Juliet and Romeo,by his affirmation of Juliet's request, thus remove their love from the realm of Queen Mab, the realm of airy dreams of no substance that are imbued by their very nature with inconstancy. So it turns out that Mercutio's Queen Mab speech is a pivotal point of thematic, character, and plot development.
The Queen Mab monologue is, indeed, delightful. In fact, Mercutio's "Queen Mab" speech is second in recognition only to Juliet's "Romeo, Romeo, wherfore art thou Romeo?"
Mercutio's speech resounds of those from Shakespeare's A Midsummer Night's Dream, a play that has its characters affected by the antics of fairies, and a drama beset with amorous complications. Mercutio, like Puck of A Midsummer Night's Dream, suggests the amorous complications of people and "what fools these mortals be."
I agree with all the previous answers. The speech also helps demonstrate Mercutio's wit and inventiveness, which is another way of saying that it helps demonstrate the wit and inventiveness of Shakespeare, including his creative uses of language. The speech helps to make Mercutio seem one of the most memorable characters in a play full of unforgettable characters. The more Mercutio tells us about Queen Mab, the more he characterizes himself as well. When Mercutio leaves the play, part of the life and vitality of the play dies with him. The tone becomes darker; we grieve for Mercutio as much as Romeo does.

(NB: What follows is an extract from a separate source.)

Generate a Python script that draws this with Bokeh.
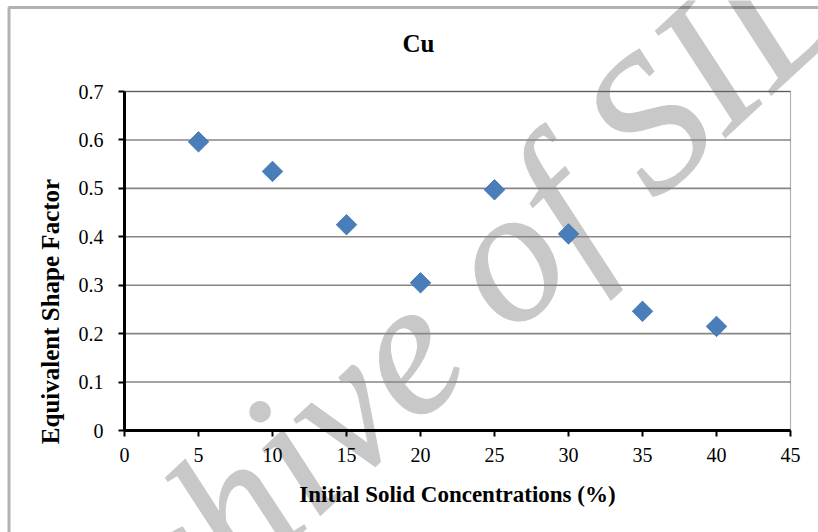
import math
from bokeh.plotting import figure
from bokeh.models import ColumnDataSource, FixedTicker, Label, BoxAnnotation, Range1d
from bokeh.embed import file_html
from bokeh.resources import INLINE

# ---- data ----
concentration = [5, 10, 15, 20, 25, 30, 35, 40]
shape_factor = [0.596, 0.535, 0.425, 0.305, 0.497, 0.406, 0.246, 0.215]
x_ticks = [0, 5, 10, 15, 20, 25, 30, 35, 40, 45]
x_tick_labels = ["0", "5", "10", "15", "20", "25", "30", "35", "40", "45"]
y_ticks = [0, 0.1, 0.2, 0.3, 0.4, 0.5, 0.6, 0.7]
y_tick_labels = ["0", "0.1", "0.2", "0.3", "0.4", "0.5", "0.6", "0.7"]
title_text = "Cu"
x_title = "Initial Solid Concentrations (%)"
y_title = "Equivalent Shape Factor"
watermark_text = "Archive of SID"

# ---- layout (pixels) ----
W, H = 818, 532
FL, FR, FT, FB = 124, 790, 91, 430      # plot-area edges on the canvas
X0, X1 = 0, 45
Y0, Y1 = 0, 0.7


def dx(px):
    return X0 + (px - FL) / (FR - FL) * (X1 - X0)


def dy(py):
    return Y0 + (FB - py) / (FB - FT) * (Y1 - Y0)


FONT = "Liberation Serif"
U = "canvas"

# the frame covers the whole canvas so that nothing is clipped;
# the data ranges are widened so that 0..45 / 0..0.7 land on the plot area
p = figure(width=W, height=H, output_backend="svg", toolbar_location=None,
           x_range=Range1d(dx(0), dx(W)), y_range=Range1d(dy(H), dy(0)),
           min_border=0)
try:
    p.title = None
except Exception:
    p.title.visible = False
p.background_fill_color = "white"
p.border_fill_color = "white"
p.outline_line_color = None
p.xgrid.visible = False
p.ygrid.visible = False

# watermark (under everything else)
wm = dict(x=415, y=338, x_units=U, y_units=U, text=watermark_text,
          angle=math.radians(43), text_align="center", text_baseline="middle",
          text_font=FONT, text_font_size="192px", text_font_style="italic",
          text_color="#c8c8c8", level="underlay")
if "text_outline_color" in Label.properties():
    wm["text_outline_color"] = "#c8c8c8"
p.add_layout(Label(**wm))

# horizontal gridlines
grid_src = ColumnDataSource(dict(x0=[X0] * len(y_ticks), x1=[X1] * len(y_ticks),
                                 y=y_ticks))
p.segment(x0="x0", x1="x1", y0="y", y1="y", source=grid_src,
          line_color="#868686", line_width=1.6)

# plot-area border
p.add_layout(BoxAnnotation(left=X0, right=X1, bottom=Y0, top=Y1,
                           fill_alpha=0, line_color="black", line_width=1.2))

# axes drawn at the data origin
xa, ya = p.xaxis[0], p.yaxis[0]
xa.fixed_location = Y0
ya.fixed_location = X0
xa.bounds = (X0, X1)
ya.bounds = (Y0, Y1)
for ax in (xa, ya):
    ax.axis_line_color = "black"
    ax.axis_line_width = 3
    ax.major_tick_line_color = "black"
    ax.major_tick_line_width = 2
    ax.major_tick_out = 6
    ax.major_tick_in = 0
    ax.minor_tick_line_color = None
    ax.major_label_text_font = FONT
    ax.major_label_text_font_size = "20px"
    ax.major_label_text_color = "black"

xa.ticker = FixedTicker(ticks=x_ticks)
xa.major_label_overrides = {t: l for t, l in zip(x_ticks, x_tick_labels)}
xa.major_label_standoff = 11
xa.axis_label = x_title
xa.axis_label_text_font = FONT
xa.axis_label_text_font_size = "23px"
xa.axis_label_text_font_style = "bold"
xa.axis_label_text_color = "black"
xa.axis_label_standoff = 17

ya.ticker = FixedTicker(ticks=y_ticks)
ya.major_label_overrides = {t: l for t, l in zip(y_ticks, y_tick_labels)}
ya.major_label_standoff = 15

# data
src = ColumnDataSource(dict(x=concentration, y=shape_factor))
p.scatter("x", "y", source=src, marker="square", size=14.5, angle=math.pi / 4,
          fill_color="#4A7EBB", line_color="#3F6FA9", line_width=0.8)

# chart title
p.add_layout(Label(x=418, y=43, x_units=U, y_units=U, text=title_text,
                   text_align="center", text_baseline="alphabetic",
                   text_font=FONT, text_font_size="25px", text_font_style="bold",
                   text_color="black"))

# y axis title (sits lower than the plot-area centre, as in the original)
p.add_layout(Label(x=50, y=311, x_units=U, y_units=U, text=y_title, angle=math.pi / 2,
                   text_align="center", text_baseline="alphabetic",
                   text_font=FONT, text_font_size="25px", text_font_style="bold",
                   text_color="black"))

# chart-area border (only its left and top edges fall inside the picture)
p.add_layout(BoxAnnotation(left=8.5, right=W + 20, top=7, bottom=H + 20,
                           left_units=U, right_units=U, top_units=U, bottom_units=U,
                           fill_alpha=0, line_color="black", line_width=3))

open("out.html", "w").write(file_html(p, INLINE))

I agree that the speech adds a contrasting view of love. It also shows us some of the darker sides of things are normal romanticised. It shows us a little about Mercutio's character as well. We start to see him as dark and brooding rather than happy go lucky. This understanding of his character comes into play during the scene between Mercutio, Tybalt, and Romeo where Mercutio dies. Through this speech we begin to see that things aren't necessarily the way they appear. Romeo's love for Rosaline and his subsequent love of Juliet are more than just the surface infatuation they appear to be. We see some of the foreshadowing of dark events to come.
I agree with Post 2. I think that Mercutio this is meant to be another early warning to us that Romeo's obsession with love is going to get him in trouble. He starts out playful, but then it seems like he gets really angry. I think that is supposed to indicate to us that this romance of Romeo's is going to end up as bad news. It does seem like a roundabout way of getting at the point, though, doesn't it?
The Queen Mab speech that Mercutio adds to the play points towards the way in which Mercutio is used by Shakspeare to provide a counterpoint to the overwhelming theme of romantic love that is captured in the relationship between Romeo and Juliet. Let us remember his closing comment that dreams "are the children of an idle brain." Some critics believe that this represents a criticism or at least an attempt by Mercutio to show Romeo the absurdity of romantic love.